Review of Richard Swenson's In Search of Balance: Keys to A Stable Life(Colorado Springs, CO: NavPress, 2010). 232 pages.
If you are one of those people with both clear boundaries in life and the necessary tenacity to protect those boundaries, you probably don't need to read this book. But if you're like most of us, i.e, trying to keep up with the fast-paced nature of the modern world yet finding yourself further and further behind every day, then Swenson may be the right guide to help you out. Paying appropriate attention to both theory and practice, the author dedicates the first half of the book to explain why it is so hard to strike an appropriate balance in our lives today before giving suggestions as to how one might go about striking such a balance. Even the chapters containing suggestions give plenty of theory to back up each piece of advice so that you know exactly why you ought to try what he recommends. And the author is under no illusion that someone should try to implement all 60 of his suggestions; he trusts that you will make those changes that will be most effective at bringing balance to your life. Swenson is a very gifted communicator, bringing in humor, medical expertise and personal example at just the right moments. He is also very good at integrating the spiritual with the practical. Here is what he says about Philippians 4:13, a verse many ministers use to justify a life of imbalance.

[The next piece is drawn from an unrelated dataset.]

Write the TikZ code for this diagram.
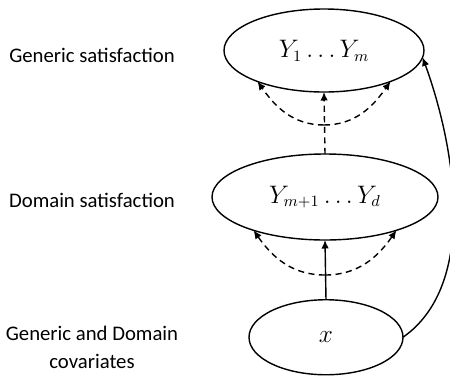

“A verse in Philippians says, 'I can do everything through him who gives me strength.' This is a favorite verse for many, and I love it as well. It is completely true, reliable, and a great comfort. But it doesn't mean what some have taken it to mean. When Paul said, “I can do everything' (other translations read, 'I can do all things'), he did not mean that we can walk across the Atlantic Ocean or swim across the Pacific. We can't go a year without eating. We can't ignore sleep and stay healthy, out-shop our income and remain solvent, or work twenty hours a day an still love our families.” Everything God has given us to do, He will also give us the strength to do it. In all things we are to be dependent on His power rather than our own. Then He will give us the power to do His will.”
If you haven't read Swenson's previous book, Margin, don't worry. While balance and margin are interrelated terms, Swenson spends enough time at the beginning of In Search of Balance explaining the margin concept that you can proceed with his development of the balance idea. In short, margin has to do with the capacity we have for all of the things in our lives while balance has to do with making sure we are prioritizing the right things. I've read the book and highly recommend it to anyone struggling to achieve balance in their life. Now it's time for me to put some of his suggestions into practice.